Why I keep hammering on Refactoring and Clean Code

In the past 14 months I have been working on a big Flex project for a big scientific publisher, involving a team of 15 to 20 people. The base architecture and the base classes driving that application and used by others as stepping stones were designed and written by me. The demands on both back and front end led to a design where a lot of rules were “broken” to avoid overload on the Servers as each request from Client to Server involved queries on over 200 million records, with over 30 possible combinations per record (leading to over 6 billion possible combinations to be queried per request).

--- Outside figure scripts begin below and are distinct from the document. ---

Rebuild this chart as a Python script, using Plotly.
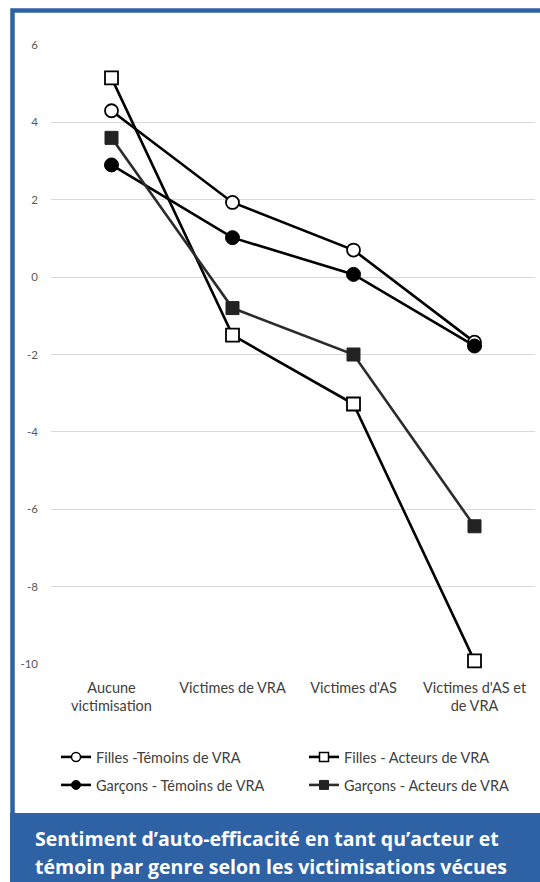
import plotly.graph_objects as go

categories = ["Aucune<br>victimisation", "Victimes de VRA", "Victimes d'AS", "Victimes d'AS et<br>de VRA"]
filles_temoins = [4.3, 1.93, 0.7, -1.68]
filles_acteurs = [5.15, -1.5, -3.28, -9.92]
garcons_temoins = [2.9, 1.02, 0.07, -1.78]
garcons_acteurs = [3.6, -0.8, -2.0, -6.44]
y_ticks = [6, 4, 2, 0, -2, -4, -6, -8, -10]

W, H = 540, 882
L, R, T, B = 51, 535, 45, 664
def px(x):
    return (x - L) / (R - L)
def py(y):
    return (B - y) / (B - T)

BLUE = "#2E62A5"
FONT = "Lato"
TXT = "#404040"

series = [
    ("Filles -Témoins de VRA", filles_temoins, "circle", "white", "black", 13),
    ("Filles - Acteurs de VRA", filles_acteurs, "square", "white", "black", 13),
    ("Garçons - Témoins de VRA", garcons_temoins, "circle", "black", "black", 14),
    ("Garçons - Acteurs de VRA", garcons_acteurs, "square", "#222222", "#2b2b2b", 13),
]
legend_ids = ["legend", "legend2", "legend3", "legend4"]
legend_pos = [(56, 757), (304, 757), (56, 785), (304, 785)]

fig = go.Figure()
for name, vals, sym, fill, lcol, msize in series:
    fig.add_trace(go.Scatter(
        x=categories, y=vals, mode="lines+markers", name=name, showlegend=False, cliponaxis=False,
        line=dict(color=lcol, width=2.6),
        marker=dict(symbol=sym, size=msize, color=fill,
                    line=dict(color="black" if fill == "white" else fill, width=1.8 if fill == "white" else 1)),
    ))
# legend-only entries (smaller symbols, as in the reference legend)
for (name, vals, sym, fill, lcol, msize), leg in zip(series, legend_ids):
    fig.add_trace(go.Scatter(
        x=[None], y=[None], mode="lines+markers", name=name, legend=leg, showlegend=True,
        line=dict(color=lcol, width=2.6),
        marker=dict(symbol=sym, size=9, color=fill,
                    line=dict(color="black" if fill == "white" else fill, width=1.5 if fill == "white" else 1)),
    ))

legend_common = dict(orientation="h", xanchor="left", yanchor="middle", bgcolor="rgba(0,0,0,0)",
                     font=dict(family=FONT, size=14.5, color=TXT), itemsizing="trace")
legends = {leg: dict(x=px(lx), y=py(ly), **legend_common) for leg, (lx, ly) in zip(legend_ids, legend_pos)}

fig.update_layout(
    width=W, height=H,
    margin=dict(l=L, r=W - R, t=T, b=H - B),
    paper_bgcolor="white", plot_bgcolor="white",
    font=dict(family=FONT, color=TXT),
    showlegend=True,
    xaxis=dict(type="category", range=[-0.5, 3.5], showgrid=False, zeroline=False, showline=False,
               tickfont=dict(family=FONT, size=14.5, color=TXT), ticks="", ticklabelstandoff=13),
    yaxis=dict(range=[-10, 6], tickvals=y_ticks, ticktext=[str(v) for v in y_ticks],
               showgrid=True, gridcolor="#d9d9d9", gridwidth=1.2, zeroline=False, showline=False,
               tickfont=dict(family=FONT, size=11.5, color="#595959"), ticks="", ticklabelstandoff=12),
    shapes=[
        dict(type="rect", xref="paper", yref="paper", x0=px(12.5), x1=px(580), y0=py(830), y1=py(10.5),
             line=dict(color=BLUE, width=4.5), fillcolor="rgba(0,0,0,0)", layer="above"),
        dict(type="rect", xref="paper", yref="paper", x0=px(10), x1=px(580), y0=py(900), y1=py(813),
             line=dict(width=0), fillcolor=BLUE, layer="above"),
    ],
    annotations=[
        dict(xref="paper", yref="paper", x=px(33), y=py(838), xanchor="left", yanchor="middle", showarrow=False,
             text="<b>Sentiment d’auto-efficacité en tant qu’acteur et</b>",
             font=dict(family="Open Sans", size=19.5, color="white")),
        dict(xref="paper", yref="paper", x=px(33), y=py(866), xanchor="left", yanchor="middle", showarrow=False,
             text="<b>témoin par genre selon les victimisations vécues</b>",
             font=dict(family="Open Sans", size=19.5, color="white")),
    ],
    **legends,
)

fig.write_html("out.html", config={"displayModeBar": False},
               post_script="document.body.style.margin='0';document.body.style.overflow='hidden';")
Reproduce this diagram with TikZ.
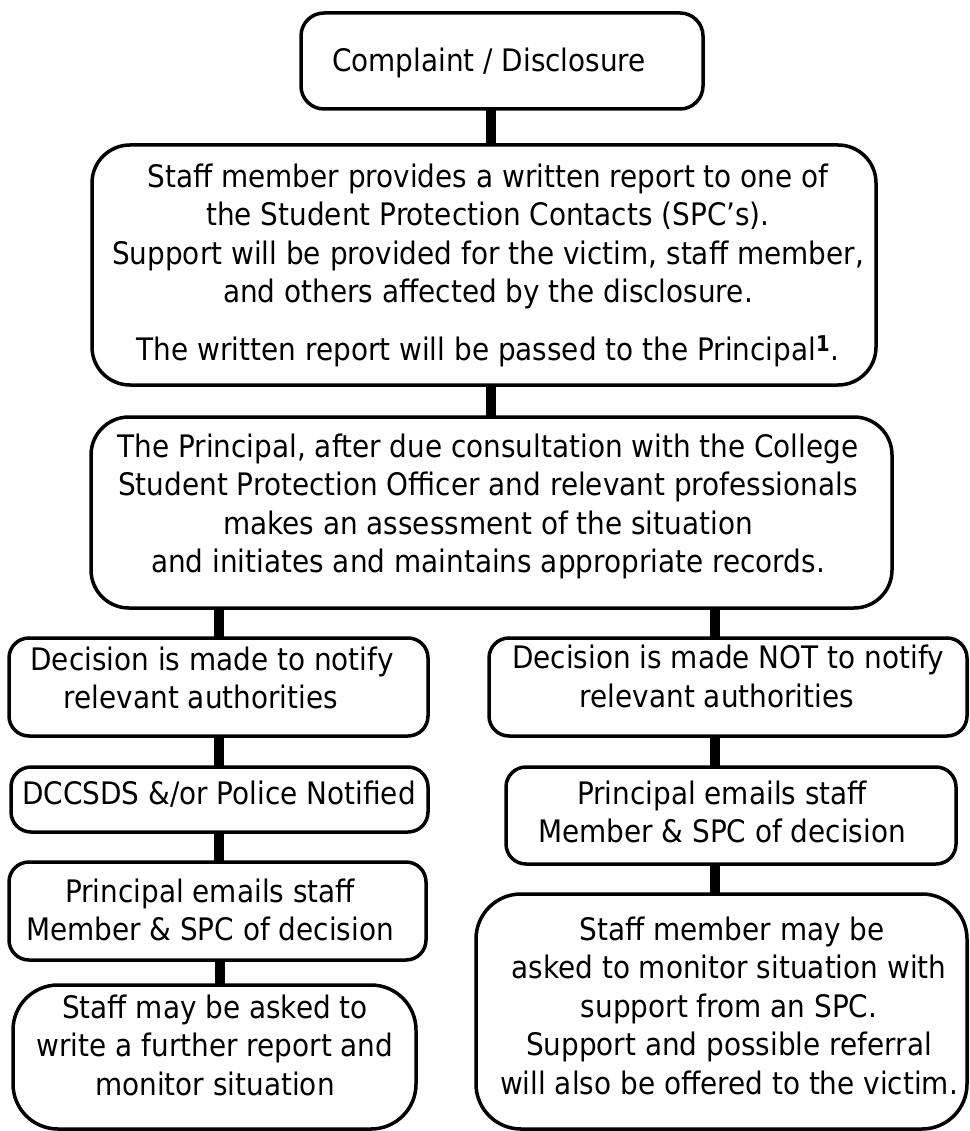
\documentclass[tikz,border=0pt]{standalone}
\usepackage{fontspec}
\setmainfont{DejaVu Sans}[FakeStretch=0.9]
\begin{document}
\begin{tikzpicture}[x=1pt,y=-1pt,
  box/.style={draw=black,line width=3.5pt,fill=white,inner sep=0pt,outer sep=0pt},
  txt/.style={inner sep=0pt,outer sep=0pt,align=center,anchor=north,
    font=\fontsize{31pt}{38.5pt}\selectfont},
  conn/.style={line width=10.5pt,black,line cap=butt}]
\useasboundingbox (0,0) rectangle (969,1131);
\fill[white] (0,0) rectangle (969,1131);
% x positions of connectors
\coordinate (cxm) at (491,0);
\coordinate (cxl) at (219,0);
\coordinate (cxl2) at (220,0);
\coordinate (cxr) at (715,0);
% boxes
\node[box,rounded corners=23pt,minimum width=402pt,minimum height=96pt] (b1) at (502,61) {};
\node[box,rounded corners=38pt,minimum width=784pt,minimum height=240pt] (b2) at (484,265) {};
\node[box,rounded corners=38pt,minimum width=801pt,minimum height=191pt] (b3) at (491.5,512.5) {};
\node[box,rounded corners=20pt,minimum width=419pt,minimum height=98pt] (bL1) at (218.5,687) {};
\node[box,rounded corners=20pt,minimum width=417pt,minimum height=65pt] (bL2) at (219.5,799.5) {};
\node[box,rounded corners=20pt,minimum width=417pt,minimum height=98pt] (bL3) at (217.5,911) {};
\node[box,rounded corners=45pt,minimum width=403pt,minimum height=144pt] (bL4) at (214.5,1057) {};
\node[box,rounded corners=20pt,minimum width=478pt,minimum height=98pt] (bR1) at (728,687) {};
\node[box,rounded corners=20pt,minimum width=450pt,minimum height=97pt] (bR2) at (731,815.5) {};
\node[box,rounded corners=45pt,minimum width=491pt,minimum height=235pt] (bR4) at (721.5,1011.5) {};
% connectors
\draw[conn] (cxm |- b1.south) -- (cxm |- b2.north);
\draw[conn] (cxm |- b2.south) -- (cxm |- b3.north);
\draw[conn] (cxl |- b3.south) -- (cxl |- bL1.north);
\draw[conn] (cxr |- b3.south) -- (cxr |- bR1.north);
\draw[conn] (cxl |- bL1.south) -- (cxl |- bL2.north);
\draw[conn] (cxl |- bL2.south) -- (cxl |- bL3.north);
\draw[conn] (cxl2 |- bL3.south) -- (cxl2 |- bL4.north);
\draw[conn] (cxr |- bR1.south) -- (cxr |- bR2.north);
\draw[conn] (cxr |- bR2.south) -- (cxr |- bR4.north);
% texts
\node[txt] (t1) at (489,47.5) {Complaint / Disclosure};
\node[txt] (t2) at (488,163.5) {Staff member provides a written report to one of\\
the Student Protection Contacts (SPC’s).\\
Support will be provided for the victim, staff member,\\
and others affected by the disclosure.\\[19pt]
The written report will be passed to the Principal\textsuperscript{\textbf{1}}.};
\node[txt] (t3) at (488,433.5) {The Principal, after due consultation with the College\\
Student Protection Officer and relevant professionals\\
makes an assessment of the situation\\
and initiates and maintains appropriate records.};
\node[txt] (tL1) at (212,646.5) {Decision is made to notify\\relevant authorities\hspace*{22pt}};
\node[txt] (tL2) at (219,780.5) {DCCSDS \&/or Police Notified};
\node[txt] (tL3) at (210,878.5) {Principal emails staff\\Member \& SPC of decision};
\node[txt] (tL4) at (215,994.5) {Staff may be asked to\\write a further report and\\monitor situation};
\node[txt] (tR1) at (728,645) {Decision is made NOT to notify\\relevant authorities\hspace*{22pt}};
\node[txt] (tR2) at (722,780.5) {Principal emails staff\\Member \& SPC of decision};
\node[txt] (tR4) at (729,916.5) {\hspace*{6pt}Staff member may be\\
asked to monitor situation with\hspace*{12pt}\\
support from an SPC.\hspace*{50pt}\\
Support and possible referral\hspace*{22pt}\\
will also be offered to the victim.};
\end{tikzpicture}
\end{document}
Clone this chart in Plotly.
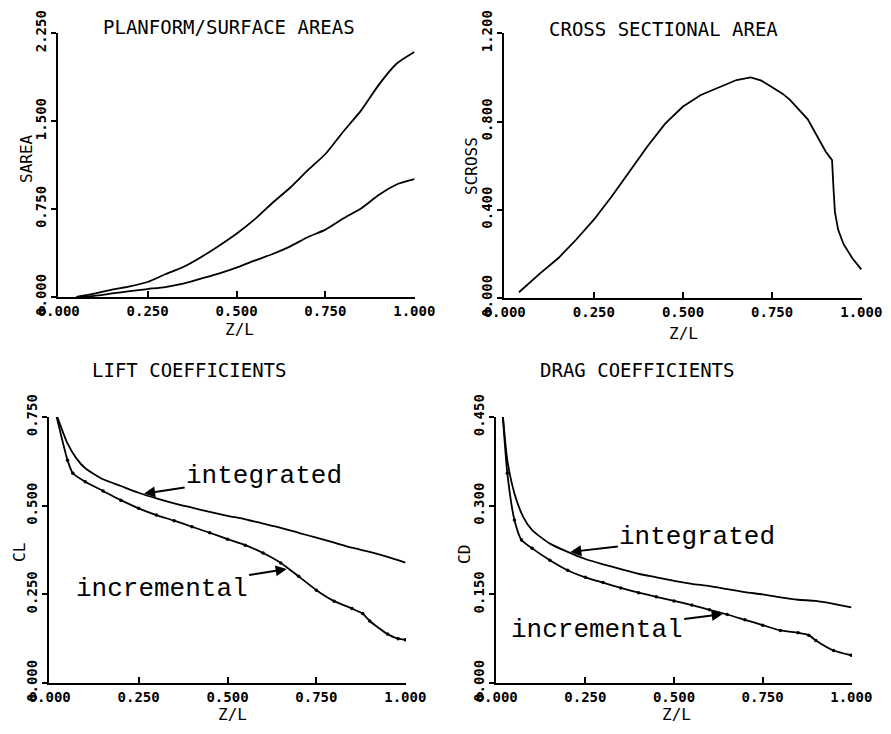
import numpy as np
import plotly.graph_objects as go

# ---------------- data ----------------
area_zl = [0.05, 0.10, 0.15, 0.20, 0.25, 0.30, 0.35, 0.40, 0.45, 0.50,
           0.55, 0.60, 0.65, 0.70, 0.75, 0.80, 0.85, 0.90, 0.95, 1.00]
sarea_surface = [0.0, 0.028, 0.063, 0.091, 0.128, 0.194, 0.256, 0.34, 0.436, 0.54,
                 0.66, 0.80, 0.93, 1.08, 1.22, 1.41, 1.59, 1.81, 1.99, 2.09]
sarea_planform = [0.0, 0.01, 0.03, 0.05, 0.068, 0.085, 0.114, 0.157, 0.2, 0.25,
                  0.31, 0.365, 0.43, 0.51, 0.575, 0.67, 0.755, 0.87, 0.96, 1.005]

cross_zl = [0.04, 0.10, 0.15, 0.20, 0.25, 0.30, 0.35, 0.40, 0.45, 0.50, 0.55, 0.60,
            0.65, 0.69, 0.72, 0.75, 0.78, 0.80, 0.85, 0.90, 0.918, 0.922, 0.926, 0.935,
            0.95, 0.975, 1.00]
scross = [0.026, 0.113, 0.18, 0.264, 0.355, 0.46, 0.573, 0.687, 0.79, 0.868, 0.92, 0.955,
          0.988, 1.0, 0.985, 0.955, 0.925, 0.898, 0.81, 0.664, 0.625, 0.50, 0.39, 0.31,
          0.245, 0.18, 0.13]

cl_int_zl = [0.016, 0.05, 0.075, 0.10, 0.15, 0.20, 0.25, 0.30, 0.35, 0.40, 0.45, 0.50,
             0.55, 0.60, 0.65, 0.70, 0.75, 0.80, 0.85, 0.90, 0.95, 1.00]
cl_integrated = [0.766, 0.676, 0.634, 0.606, 0.575, 0.556, 0.537, 0.521, 0.507, 0.495, 0.483, 0.472,
                 0.462, 0.450, 0.438, 0.424, 0.410, 0.396, 0.382, 0.370, 0.356, 0.340]
cl_inc_zl = [0.016, 0.05, 0.065, 0.10, 0.15, 0.20, 0.25, 0.30, 0.35, 0.40, 0.45, 0.50,
             0.55, 0.60, 0.65, 0.70, 0.75, 0.80, 0.85, 0.88, 0.90, 0.95, 0.98, 1.00]
cl_incremental = [0.766, 0.629, 0.592, 0.568, 0.542, 0.516, 0.493, 0.474, 0.458, 0.441, 0.424, 0.406,
                  0.389, 0.367, 0.339, 0.301, 0.262, 0.231, 0.210, 0.196, 0.175, 0.138, 0.125, 0.122]

cd_int_zl = [0.016, 0.03, 0.05, 0.075, 0.10, 0.15, 0.20, 0.25, 0.30, 0.35, 0.40, 0.45,
             0.50, 0.55, 0.60, 0.65, 0.70, 0.75, 0.80, 0.85, 0.90, 0.95, 1.00]
cd_integrated = [0.462, 0.377, 0.321, 0.281, 0.259, 0.236, 0.222, 0.210, 0.201, 0.193, 0.185, 0.179,
                 0.173, 0.168, 0.164, 0.159, 0.154, 0.150, 0.145, 0.141, 0.139, 0.134, 0.128]
cd_inc_zl = [0.016, 0.03, 0.05, 0.07, 0.10, 0.15, 0.20, 0.25, 0.30, 0.35, 0.40, 0.45,
             0.50, 0.55, 0.60, 0.65, 0.70, 0.75, 0.80, 0.85, 0.88, 0.90, 0.95, 1.00]
cd_incremental = [0.462, 0.355, 0.276, 0.242, 0.228, 0.208, 0.191, 0.179, 0.170, 0.161, 0.153, 0.146,
                  0.139, 0.132, 0.124, 0.116, 0.107, 0.098, 0.089, 0.085, 0.081, 0.072, 0.055, 0.047]

x_ticks = [0.0, 0.25, 0.5, 0.75, 1.0]
x_ticktext = ["0.000", "0.250", "0.500", "0.750", "1.000"]
sarea_ticks = [0.0, 0.75, 1.5, 2.25]
sarea_ticktext = ["0.000", "0.750", "1.500", "2.250"]
scross_ticks = [0.0, 0.4, 0.8, 1.2]
scross_ticktext = ["0.000", "0.400", "0.800", "1.200"]
cl_ticks = [0.0, 0.25, 0.5, 0.75]
cl_ticktext = ["0.000", "0.250", "0.500", "0.750"]
cd_ticks = [0.0, 0.15, 0.3, 0.45]
cd_ticktext = ["0.000", "0.150", "0.300", "0.450"]

# ---------------- figure ----------------
# the page body has an 8 px margin, so the figure is 16 px smaller than the window
OFF = 8
W, H = 891 - 2 * OFF, 734 - 2 * OFF


def px(x):
    return (x - OFF) / W


def py(y):
    return 1 - (y - OFF) / H


LINE = dict(color="black", width=1.8, shape="spline", smoothing=0.6)
LINE_SHARP = dict(color="black", width=1.8)
fig = go.Figure()
fig.add_trace(go.Scatter(x=area_zl, y=sarea_surface, mode="lines", line=LINE, xaxis="x", yaxis="y"))
fig.add_trace(go.Scatter(x=area_zl, y=sarea_planform, mode="lines", line=LINE, xaxis="x", yaxis="y"))
fig.add_trace(go.Scatter(x=cross_zl, y=scross, mode="lines", line=LINE_SHARP, xaxis="x2", yaxis="y2"))
fig.add_trace(go.Scatter(x=cl_int_zl, y=cl_integrated, mode="lines", line=LINE, xaxis="x3", yaxis="y3"))
fig.add_trace(go.Scatter(x=cl_inc_zl, y=cl_incremental, mode="lines+markers", line=LINE,
                         marker=dict(color="black", size=3.5), xaxis="x3", yaxis="y3"))
fig.add_trace(go.Scatter(x=cd_int_zl, y=cd_integrated, mode="lines", line=LINE, xaxis="x4", yaxis="y4"))
fig.add_trace(go.Scatter(x=cd_inc_zl, y=cd_incremental, mode="lines+markers", line=LINE,
                         marker=dict(color="black", size=3.5), xaxis="x4", yaxis="y4"))

TICKFONT = dict(family="DejaVu Sans Mono", size=14, color="black", weight="bold")


def xaxis(domain, anchor):
    return dict(domain=domain, anchor=anchor, range=[-0.002, 1.002], showline=True, linecolor="black",
                linewidth=1.8, showgrid=False, zeroline=False, ticks="inside", ticklen=6,
                tickwidth=1.5, tickcolor="black", tickvals=x_ticks, ticktext=x_ticktext,
                tickfont=TICKFONT, fixedrange=True, automargin=False)


def yaxis(domain, anchor, top, vals, text):
    return dict(domain=domain, anchor=anchor, range=[0, top * 1.001], showline=True, linecolor="black",
                linewidth=1.8, showgrid=False, zeroline=False, ticks="outside", ticklen=5,
                tickwidth=1.5, tickcolor="black", tickvals=vals, ticktext=text,
                tickangle=-90, tickfont=TICKFONT, fixedrange=True, automargin=False)


layout = dict(
    width=W, height=H, margin=dict(l=0, r=0, t=0, b=0, pad=0, autoexpand=False),
    plot_bgcolor="white", paper_bgcolor="white", showlegend=False,
    xaxis=xaxis([px(58), px(415)], "y"),
    yaxis=yaxis([py(297), py(33)], "x", 2.25, sarea_ticks, sarea_ticktext),
    xaxis2=xaxis([px(504), px(862)], "y2"),
    yaxis2=yaxis([py(298), py(33)], "x2", 1.2, scross_ticks, scross_ticktext),
    xaxis3=xaxis([px(49), px(406)], "y3"),
    yaxis3=yaxis([py(683), py(417)], "x3", 0.75, cl_ticks, cl_ticktext),
    xaxis4=xaxis([px(496), px(852)], "y4"),
    yaxis4=yaxis([py(683), py(417)], "x4", 0.45, cd_ticks, cd_ticktext),
)
fig.update_layout(**layout)

TITLEFONT = dict(family="DejaVu Sans Mono", size=19, color="black")
LABELFONT = dict(family="DejaVu Sans Mono", size=16, color="black")
NOTEFONT = dict(family="Liberation Mono", size=26, color="black")

annotations = []
for text, x, y in [("PLANFORM/SURFACE AREAS", 229, 27), ("CROSS SECTIONAL AREA", 663, 29),
                   ("LIFT COEFFICIENTS", 189, 370), ("DRAG COEFFICIENTS", 637, 370)]:
    annotations.append(dict(text=text, x=px(x), y=py(y), xref="paper", yref="paper",
                            showarrow=False, font=TITLEFONT, xanchor="center", yanchor="middle"))
for x, y in [(240, 329), (683, 333), (232, 714), (676, 714)]:
    annotations.append(dict(text="Z/L", x=px(x), y=py(y), xref="paper", yref="paper",
                            showarrow=False, font=LABELFONT, xanchor="center", yanchor="middle"))
for text, x, y in [("SAREA", 27, 159), ("SCROSS", 471, 166), ("CL", 19, 553), ("CD", 464, 555)]:
    annotations.append(dict(text=text, x=px(x), y=py(y), xref="paper", yref="paper", textangle=-90,
                            showarrow=False, font=LABELFONT, xanchor="center", yanchor="middle"))


def note(text, xr, yr, xs, ys, tip_x, ax, ay):
    tip_y = float(np.interp(tip_x, xs, ys))
    return dict(text=text, x=tip_x, y=tip_y, xref=xr, yref=yr, ax=ax, ay=ay, axref="pixel",
                ayref="pixel", showarrow=True, arrowhead=2, arrowsize=1.1, arrowwidth=2,
                arrowcolor="black", font=NOTEFONT, standoff=2)


annotations.append(note("integrated", "x3", "y3", cl_int_zl, cl_integrated, 0.26, 122, -18))
annotations.append(note("incremental", "x3", "y3", cl_inc_zl, cl_incremental, 0.672, -127, 20))
annotations.append(note("integrated", "x4", "y4", cd_int_zl, cd_integrated, 0.202, 129, -15))
annotations.append(note("incremental", "x4", "y4", cd_inc_zl, cd_incremental, 0.643, -128, 16))

fig.update_layout(annotations=annotations)
fig.write_html("out.html")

  1. Clean code and Clear Structure is more important than anything else – If your code is messy, nobody understands what is going on. If your most important actions are performed in some obscure classes hidden in obscure packages in your structure and mixed with other activities for other parts, nobody will be able to find them or what is going on where. If nobody understands what is going on, the mess will only become bigger
  2. Cleaning up code on regular basis is more important than anything else – Regardless of what your design process is and how awesome your architecture looks on paper, there will always be coders in your team who have limited experience and limited understanding of what you are trying to achieve. Leading to additional mess in your code, by doing stuff in places they should not work.
  3. Design Patterns emerge – I can not keep repeating this enough. Especially because I have met people who hammer on the use of Design Patterns as a starting point in the design (because they read the book, believe in the holiness of it, or are used to work in that specific way). Design Patterns emerge. Period.
  4. Change occurs, so which Design Patterns is best to solve a problem changes too – As the solution itself might change as time progresses. Where State Pattern might be good at first sight, Mediator might be the only way forward to keep it simple and sane. Or vice versa.

What is next?

In the next blogs I will look at several design patterns, using a specific approach to try and make sense out of them:
  1. Scope – What do each cover? What not?
  2. Use – When to use them? What for?
  3. Clarification – What makes that pattern that pattern? When does it stop to be that pattern?
  4. Differences and similarities – What patterns solve similar issues, what makes them different and what are the benefits of each chosen solution?
  5. Smarter approach – Some patterns can be coded in a different way than most if not all code examples show, adding more flexibility and reducing code and dependencies
I assume you read and refer to two books at least: “Design Patterns” and “Design Patterns for Dummies” to fill in the gaps I leave open and keep your independence, as others already wrote about it and I might make mistakes in my understanding at this time.